## What this task involves
Strip the pictures and reproduce the rest of the listing exactly.

## Data section
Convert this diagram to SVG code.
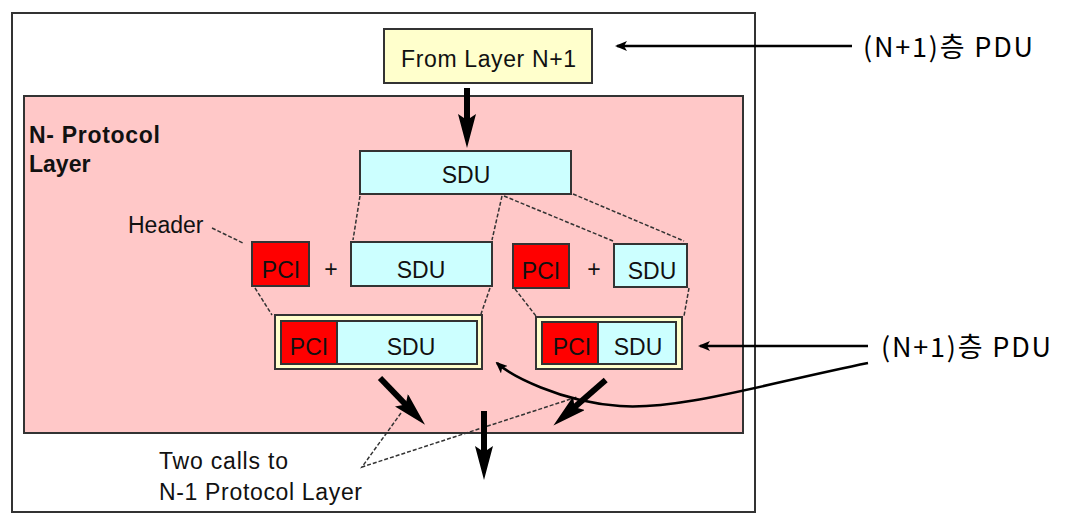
<svg xmlns="http://www.w3.org/2000/svg" width="1068" height="527" viewBox="0 0 1068 527">
<style>
  .box { stroke: #333; stroke-width: 2; }
  .sdu { fill: #CCFFFF; }
  .pci { fill: #FF0000; }
  .yel { fill: #FFFFCC; }
  .t { font-family: "Liberation Sans", Arial, sans-serif; font-size: 23px; fill: #111; }
  .c { text-anchor: middle; }
  .b { font-weight: bold; }
  .kr { font-family: "Noto Sans CJK KR", "Noto Sans", sans-serif; font-size: 27px; fill: #000; }
  .dash { stroke: #333; stroke-width: 1.5; stroke-dasharray: 4 2; fill: none; }
  .thick { stroke: #000; stroke-width: 6; fill: none; }
  .thin { stroke: #000; stroke-width: 2.5; fill: none; }
</style>
<defs>
  <marker id="bighead" viewBox="0 0 34 18" markerWidth="34" markerHeight="18" refX="8" refY="9" orient="auto" markerUnits="userSpaceOnUse">
    <path d="M0,0 L34,9 L0,18 L6,9 Z" fill="#000"/>
  </marker>
  <marker id="smallhead" viewBox="0 0 12 10" markerWidth="12" markerHeight="10" refX="10" refY="5" orient="auto" markerUnits="userSpaceOnUse">
    <path d="M0,0 L12,5 L0,10 L3,5 Z" fill="#000"/>
  </marker>
</defs>

<rect id="frame" x="12" y="13" width="743" height="499" fill="#fff" stroke="#333" stroke-width="2"/>
<g id="layer">
  <rect x="24" y="96" width="719" height="337" fill="#FFC8C8" stroke="#333" stroke-width="2"/>
  <text class="t b" x="29" y="143" textLength="131">N- Protocol</text>
  <text class="t b" x="29" y="172">Layer</text>
</g>

<g id="from-layer">
  <rect class="box yel" x="384" y="29" width="208" height="54"/>
  <text class="t" x="401" y="67" font-size="24" textLength="175">From Layer N+1</text>
</g>

<g id="sdu-top">
  <rect class="box sdu" x="360" y="151" width="211" height="43"/>
  <text class="t c" x="466" y="183" font-size="24">SDU</text>
</g>

<g id="header-label">
  <text class="t" x="128" y="233">Header</text>
</g>

<g id="pci-1">
  <rect class="box pci" x="252" y="242" width="57" height="44"/>
  <text class="t c" x="281" y="278">PCI</text>
</g>
<text class="t c" x="331" y="277" font-size="20">+</text>
<g id="sdu-2">
  <rect class="box sdu" x="351" y="242" width="141" height="44"/>
  <text class="t c" x="421" y="278" font-size="24">SDU</text>
</g>

<g id="pci-2">
  <rect class="box pci" x="513" y="244" width="56" height="44"/>
  <text class="t c" x="541" y="279">PCI</text>
</g>
<text class="t c" x="594" y="277" font-size="20">+</text>
<g id="sdu-3">
  <rect class="box sdu" x="614" y="244" width="73" height="43"/>
  <text class="t c" x="652" y="279" font-size="24">SDU</text>
</g>

<g id="pdu-1">
  <rect class="box yel" x="275" y="315" width="207" height="54"/>
  <rect class="box pci" x="281" y="321" width="56" height="43"/>
  <rect class="box sdu" x="337" y="321" width="140" height="43"/>
  <text class="t c" x="309" y="355">PCI</text>
  <text class="t c" x="411" y="355" font-size="24">SDU</text>
</g>

<g id="pdu-2">
  <rect class="box yel" x="536" y="317" width="146" height="52"/>
  <rect class="box pci" x="542" y="322" width="56" height="42"/>
  <rect class="box sdu" x="598" y="322" width="78" height="42"/>
  <text class="t c" x="572" y="355">PCI</text>
  <text class="t c" x="638" y="355" font-size="24">SDU</text>
</g>

<g id="calls-label">
  <text class="t" x="159" y="469" textLength="129">Two calls to</text>
  <text class="t" x="159" y="500" textLength="203">N-1 Protocol Layer</text>
</g>

<g id="pdu-label-1">
  <text class="kr" x="863" y="57" textLength="170">(N+1)층 PDU</text>
</g>
<g id="pdu-label-2">
  <text class="kr" x="881" y="357" textLength="170">(N+1)층 PDU</text>
</g>

<g id="connectors">
  <line class="dash" x1="212" y1="228" x2="243" y2="243"/>
  <line class="dash" x1="360" y1="196" x2="353" y2="240"/>
  <line class="dash" x1="502" y1="196" x2="492" y2="240"/>
  <line class="dash" x1="504" y1="196" x2="613" y2="241"/>
  <line class="dash" x1="573" y1="194" x2="684" y2="241"/>
  <line class="dash" x1="255" y1="288" x2="272" y2="315"/>
  <line class="dash" x1="490" y1="288" x2="481" y2="314"/>
  <line class="dash" x1="515" y1="289" x2="536" y2="316"/>
  <line class="dash" x1="689" y1="288" x2="684" y2="316"/>
  <polyline class="dash" points="401,413 362,467 577,397"/>

  <line class="thick" x1="467" y1="88" x2="467" y2="122" marker-end="url(#bighead)"/>
  <line class="thick" x1="380" y1="378" x2="407" y2="406" marker-end="url(#bighead)"/>
  <line class="thick" x1="605.7" y1="380" x2="573" y2="408.5" marker-end="url(#bighead)"/>
  <line class="thick" x1="484" y1="411" x2="484" y2="454" stroke-width="5" marker-end="url(#bighead)"/>

  <line class="thin" x1="852" y1="46" x2="617" y2="46" marker-end="url(#smallhead)"/>
  <line class="thin" x1="868" y1="346" x2="700" y2="346" marker-end="url(#smallhead)"/>
  <path class="thin" d="M868,363 C760,385 680,410 620,406 S510,375 497,363" marker-end="url(#smallhead)"/>
</g>
</svg>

## Written solution
Convert this diagram to SVG code.
<svg xmlns="http://www.w3.org/2000/svg" width="1068" height="527" viewBox="0 0 1068 527">
<style>
  .box { stroke: #333; stroke-width: 2; }
  .sdu { fill: #CCFFFF; }
  .pci { fill: #FF0000; }
  .yel { fill: #FFFFCC; }
  .t { font-family: "Liberation Sans", Arial, sans-serif; font-size: 23px; fill: #111; }
  .c { text-anchor: middle; }
  .b { font-weight: bold; }
  .kr { font-family: "Noto Sans CJK KR", "Noto Sans", sans-serif; font-size: 27px; fill: #000; }
  .dash { stroke: #333; stroke-width: 1.5; stroke-dasharray: 4 2; fill: none; }
  .thick { stroke: #000; stroke-width: 6; fill: none; }
  .thin { stroke: #000; stroke-width: 2.5; fill: none; }
</style>
<defs>
  <marker id="bighead" viewBox="0 0 34 18" markerWidth="34" markerHeight="18" refX="8" refY="9" orient="auto" markerUnits="userSpaceOnUse">
    <path d="M0,0 L34,9 L0,18 L6,9 Z" fill="#000"/>
  </marker>
  <marker id="smallhead" viewBox="0 0 12 10" markerWidth="12" markerHeight="10" refX="10" refY="5" orient="auto" markerUnits="userSpaceOnUse">
    <path d="M0,0 L12,5 L0,10 L3,5 Z" fill="#000"/>
  </marker>
</defs>

<rect id="frame" x="12" y="13" width="743" height="499" fill="#fff" stroke="#333" stroke-width="2"/>
<g id="layer">
  <rect x="24" y="96" width="719" height="337" fill="#FFC8C8" stroke="#333" stroke-width="2"/>
  <text class="t b" x="29" y="143" textLength="131">N- Protocol</text>
  <text class="t b" x="29" y="172">Layer</text>
</g>

<g id="from-layer">
  <rect class="box yel" x="384" y="29" width="208" height="54"/>
  <text class="t" x="401" y="67" font-size="24" textLength="175">From Layer N+1</text>
</g>

<g id="sdu-top">
  <rect class="box sdu" x="360" y="151" width="211" height="43"/>
  <text class="t c" x="466" y="183" font-size="24">SDU</text>
</g>

<g id="header-label">
  <text class="t" x="128" y="233">Header</text>
</g>

<g id="pci-1">
  <rect class="box pci" x="252" y="242" width="57" height="44"/>
  <text class="t c" x="281" y="278">PCI</text>
</g>
<text class="t c" x="331" y="277" font-size="20">+</text>
<g id="sdu-2">
  <rect class="box sdu" x="351" y="242" width="141" height="44"/>
  <text class="t c" x="421" y="278" font-size="24">SDU</text>
</g>

<g id="pci-2">
  <rect class="box pci" x="513" y="244" width="56" height="44"/>
  <text class="t c" x="541" y="279">PCI</text>
</g>
<text class="t c" x="594" y="277" font-size="20">+</text>
<g id="sdu-3">
  <rect class="box sdu" x="614" y="244" width="73" height="43"/>
  <text class="t c" x="652" y="279" font-size="24">SDU</text>
</g>

<g id="pdu-1">
  <rect class="box yel" x="275" y="315" width="207" height="54"/>
  <rect class="box pci" x="281" y="321" width="56" height="43"/>
  <rect class="box sdu" x="337" y="321" width="140" height="43"/>
  <text class="t c" x="309" y="355">PCI</text>
  <text class="t c" x="411" y="355" font-size="24">SDU</text>
</g>

<g id="pdu-2">
  <rect class="box yel" x="536" y="317" width="146" height="52"/>
  <rect class="box pci" x="542" y="322" width="56" height="42"/>
  <rect class="box sdu" x="598" y="322" width="78" height="42"/>
  <text class="t c" x="572" y="355">PCI</text>
  <text class="t c" x="638" y="355" font-size="24">SDU</text>
</g>

<g id="calls-label">
  <text class="t" x="159" y="469" textLength="129">Two calls to</text>
  <text class="t" x="159" y="500" textLength="203">N-1 Protocol Layer</text>
</g>

<g id="pdu-label-1">
  <text class="kr" x="863" y="57" textLength="170">(N+1)층 PDU</text>
</g>
<g id="pdu-label-2">
  <text class="kr" x="881" y="357" textLength="170">(N+1)층 PDU</text>
</g>

<g id="connectors">
  <line class="dash" x1="212" y1="228" x2="243" y2="243"/>
  <line class="dash" x1="360" y1="196" x2="353" y2="240"/>
  <line class="dash" x1="502" y1="196" x2="492" y2="240"/>
  <line class="dash" x1="504" y1="196" x2="613" y2="241"/>
  <line class="dash" x1="573" y1="194" x2="684" y2="241"/>
  <line class="dash" x1="255" y1="288" x2="272" y2="315"/>
  <line class="dash" x1="490" y1="288" x2="481" y2="314"/>
  <line class="dash" x1="515" y1="289" x2="536" y2="316"/>
  <line class="dash" x1="689" y1="288" x2="684" y2="316"/>
  <polyline class="dash" points="401,413 362,467 577,397"/>

  <line class="thick" x1="467" y1="88" x2="467" y2="122" marker-end="url(#bighead)"/>
  <line class="thick" x1="380" y1="378" x2="407" y2="406" marker-end="url(#bighead)"/>
  <line class="thick" x1="605.7" y1="380" x2="573" y2="408.5" marker-end="url(#bighead)"/>
  <line class="thick" x1="484" y1="411" x2="484" y2="454" stroke-width="5" marker-end="url(#bighead)"/>

  <line class="thin" x1="852" y1="46" x2="617" y2="46" marker-end="url(#smallhead)"/>
  <line class="thin" x1="868" y1="346" x2="700" y2="346" marker-end="url(#smallhead)"/>
  <path class="thin" d="M868,363 C760,385 680,410 620,406 S510,375 497,363" marker-end="url(#smallhead)"/>
</g>
</svg>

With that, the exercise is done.